In the Buddhist scriptures angelic creatures sing in the sky announcing the birth of the baby Buddha as the stars dance around in a blinding cosmic array- the same kind of stories are told about the birth of the baby Jesus, beautiful awe-inspiring poetry.

These stories are not meant to be hard-core history, factual descriptions of long-ago events. The language of these stories, like all the language of religion and spirituality,  is a language filled with the rich, enchanting, mysterious and wonder-provoking language of metaphor and poetry, a language that transports us into the indescribable mystery of transcendence. And if you take this language too literally, you will inevitably miss its richer meaning.

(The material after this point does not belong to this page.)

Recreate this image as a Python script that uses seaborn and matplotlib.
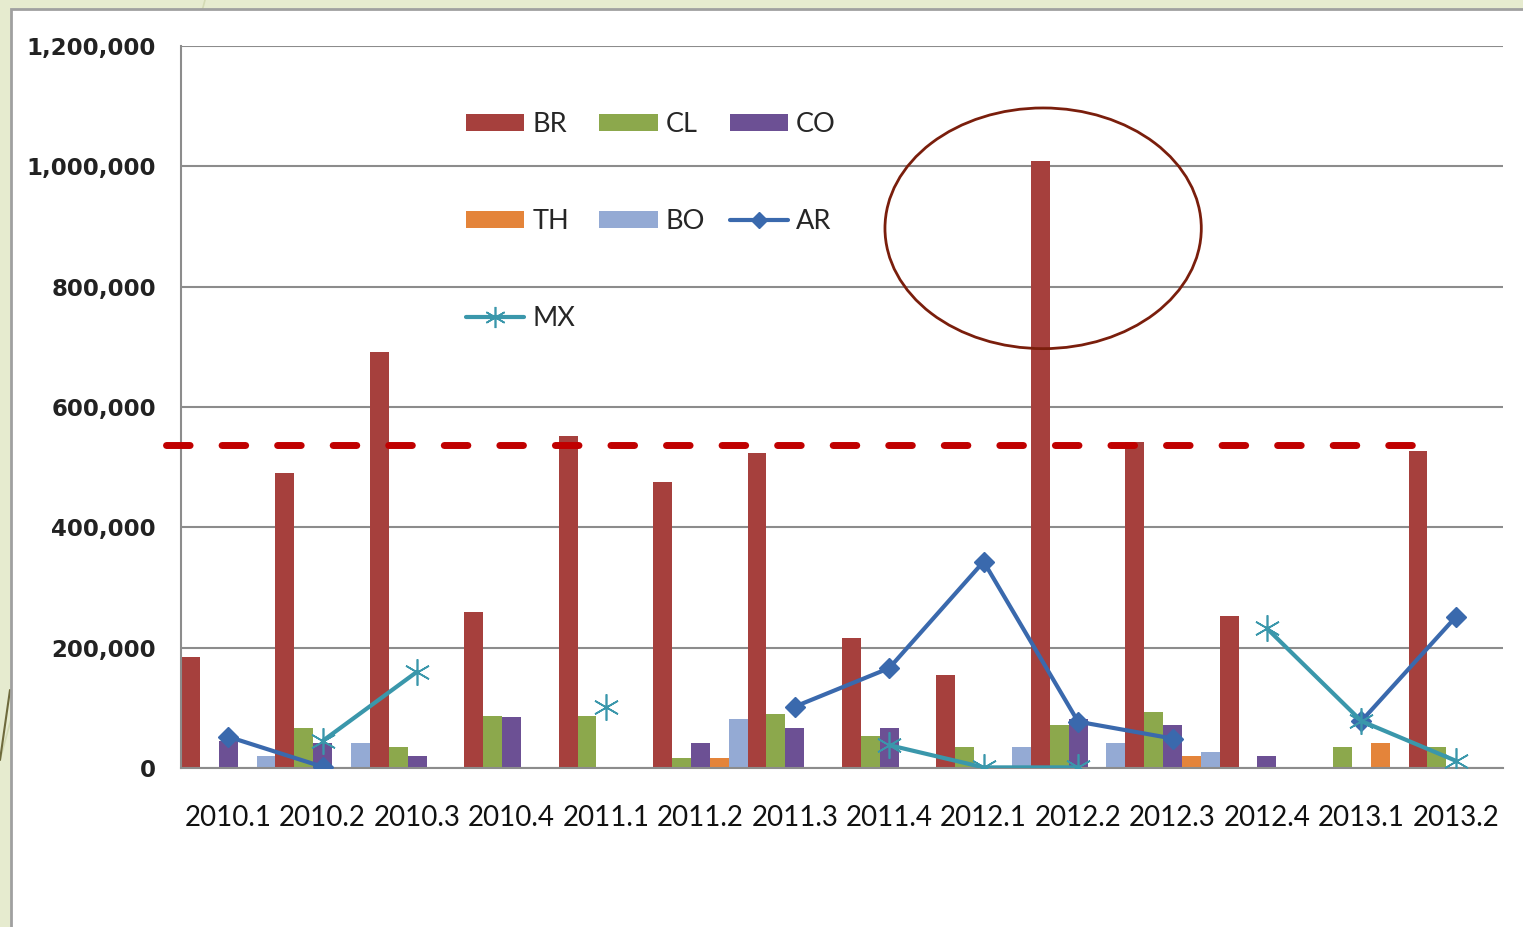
import numpy as np
import pandas as pd
import matplotlib
matplotlib.use("Agg")
import matplotlib.pyplot as plt
from matplotlib.patches import Ellipse, Rectangle
from matplotlib.lines import Line2D
from matplotlib.ticker import FuncFormatter, FixedLocator
import seaborn as sns

# quarters on the x axis
quarters = ["2010.1", "2010.2", "2010.3", "2010.4", "2011.1", "2011.2", "2011.3",
            "2011.4", "2012.1", "2012.2", "2012.3", "2012.4", "2013.1", "2013.2"]

# bar series
BR = [185000, 490000, 692000, 259000, 551000, 475000, 524000,
      216000, 155000, 1009000, 542000, 253000, 0, 527000]
CL = [0, 66000, 35000, 87000, 87000, 17000, 90000,
      53000, 35000, 71000, 93000, 0, 35000, 35000]
CO = [45000, 41000, 20000, 84000, 0, 41000, 66000,
      66000, 0, 82000, 71000, 20000, 0, 0]
TH = [0, 0, 0, 0, 0, 17000, 0,
      0, 0, 0, 20000, 0, 42000, 0]
BO = [20000, 41000, 0, 0, 0, 81000, 0,
      0, 35000, 41000, 26000, 0, 0, 0]

# line series (gaps are missing quarters)
AR = [52000, 2000, np.nan, np.nan, np.nan, np.nan, 102000,
      166000, 343000, 77000, 49000, np.nan, 78000, 251000]
MX = [np.nan, 45000, 160000, np.nan, 101000, np.nan, np.nan,
      38000, 1000, 1000, np.nan, 232000, 78000, 12000]

# hand-drawn annotation: dashed reference level
THRESHOLD = 537000

bar_names = ["BR", "CL", "CO", "TH", "BO"]
bar_colors = ["#A6403D", "#8CA84C", "#6C5094", "#E4843A", "#94AAD4"]
AR_COLOR = "#3A69AD"
MX_COLOR = "#3A97AB"
GRID = "#8C8C8C"

long_df = pd.DataFrame({
    "quarter": np.tile(quarters, len(bar_names)),
    "country": np.repeat(bar_names, len(quarters)),
    "value": np.concatenate([BR, CL, CO, TH, BO]),
})

sns.set_style("white")
plt.rcParams["font.family"] = ["DejaVu Sans"]

W, H = 1523, 927
fig = plt.figure(figsize=(W / 100, H / 100), dpi=100, facecolor="#E6EBCF")

# slide decoration + white chart panel (behind the axes)
fig.add_artist(Line2D([0, 205 / W], [1 - 760 / H, 1.0], transform=fig.transFigure,
                      color="#D3DAB4", lw=1.2, zorder=-3))
fig.add_artist(Line2D([0, 10 / W], [1 - 760 / H, 1 - 690 / H], transform=fig.transFigure,
                      color="#6E6A3C", lw=1.5, zorder=-3))
fig.add_artist(Rectangle((11 / W, -0.05), 1.0, 1 - 9 / H + 0.05,
                         transform=fig.transFigure, facecolor="white",
                         edgecolor="#A0A0A0", lw=2, zorder=-2))

ax = fig.add_axes([181 / W, 1 - 768 / H, 1322 / W, 722 / H])
ax.set_zorder(1)
ax.set_facecolor("none")

sns.barplot(data=long_df, x="quarter", y="value", hue="country",
            hue_order=bar_names, palette=bar_colors, order=quarters,
            width=1.0, saturation=1, errorbar=None, linewidth=0, ax=ax)

xpos = np.arange(len(quarters))
ax.plot(xpos, AR, color=AR_COLOR, lw=3, marker="D", ms=10.5, label="AR", zorder=5)
ax.plot(xpos, MX, color=MX_COLOR, lw=3, marker=(6, 2, 0), ms=19, mew=1.2,
        mec=MX_COLOR, label="MX", zorder=5)

ax.set_xlim(-0.5, len(quarters) - 0.5)
ax.set_ylim(0, 1200000)
ax.set_yticks(np.arange(0, 1200001, 200000))
ax.yaxis.set_major_formatter(FuncFormatter(lambda v, p: f"{int(v):,}"))
ax.yaxis.grid(True, color=GRID, lw=1.5)
ax.xaxis.grid(False)
ax.set_axisbelow(True)
ax.set_xlabel("")
ax.set_ylabel("")

for s in ["top", "right"]:
    ax.spines[s].set_visible(False)
for s in ["left", "bottom"]:
    ax.spines[s].set_color(GRID)
    ax.spines[s].set_linewidth(1.5)

ax.set_xticks(xpos)
ax.set_xticklabels(quarters, fontsize=20, family=["Lato", "DejaVu Sans"], color="#111111")
ax.xaxis.set_minor_locator(FixedLocator(np.arange(-0.5, len(quarters), 1.0)))
ax.tick_params(axis="x", which="major", length=0, pad=27)
ax.tick_params(axis="x", which="minor", length=6, width=1.5, color=GRID, direction="out")
ax.tick_params(axis="y", length=7, width=1.5, color=GRID, direction="out", pad=11,
               labelsize=16.5)
for t in ax.get_yticklabels():
    t.set_fontweight("bold")
    t.set_color("#222222")

# legend: rows BR CL CO / TH BO AR / MX
handles, labels = ax.get_legend_handles_labels()
hmap = dict(zip(labels, handles))
order = ["BR", "TH", "MX", "CL", "BO", "CO", "AR"]
leg = ax.legend([hmap[k] for k in order], order, ncol=3, loc="upper left",
                bbox_to_anchor=(0.2155, 0.909), frameon=False,
                prop={"family": ["Lato", "DejaVu Sans"], "size": 19.5},
                handlelength=2.15, handleheight=0.6, handletextpad=0.3,
                labelspacing=2.66, columnspacing=0.9, borderpad=0, borderaxespad=0,
                markerscale=0.8)

# annotations: dashed level line and ellipse around the peak bar
ax.axhline(THRESHOLD, xmin=-0.0115, xmax=0.936, color="#C00000", lw=5,
           ls=(0, (3.4, 4.6)), dash_capstyle="round", clip_on=False, zorder=6)
peak = int(np.argmax(BR))
ax.add_patch(Ellipse((peak - 0.37, 897000), width=3.35, height=400000, fill=False,
                     edgecolor="#7A1E0C", lw=2, zorder=6, clip_on=False))

fig.savefig("out.png", dpi=100, facecolor=fig.get_facecolor())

I walk outside my house at sunset, look up at the desert sky and exclaim that the sky is “painted in the colors of the rainbow.”  Obviously I don’t think that an artist actually took up a brush and painted the sky - it would be ludicrous to make such a claim and it would be difficult to have a serious conversation with anyone who actually believed this was literally true.  Instead the use of poetry and the metaphor about painting allows me to express a deeper experience of beauty in that desert sky, a beauty that cannot possibly be captured with the language of scientific explanation.

I am reminded of something the theologian, Dan Maguire, wrote in his recently-published provocative new book, Christianity without God. He makes an interesting observation about how fundamentalist believers as well as hard-core atheists often fall into the same camp in their inability to recognize and appreciate metaphor as the language of spirituality - especially “metaphor” as found in the scriptures.

Fervent atheists often join faithful believers in reducing
the infinitely varied and image-rich narratives in the scriptures to a literal reading
as though they were historical tracts or a kind of ancient journalism.
Anti-poets take teaching like ‘paradise,’ “exodus,’ ‘incarnation’ and ‘resurrection’
and downsize them as if they could have been caught on film
and featured in a documentary.

It seems to me that we will only be able to have a “serious conversation” with one another when we can agree on the poetic and metaphoric nature of our biblical and spiritual language. Otherwise we will be constantly arguing about how silly it is to believe that these events really happened.

The summer sunset really was magical here the other night- God must have been working overtime painting such a beautiful sky.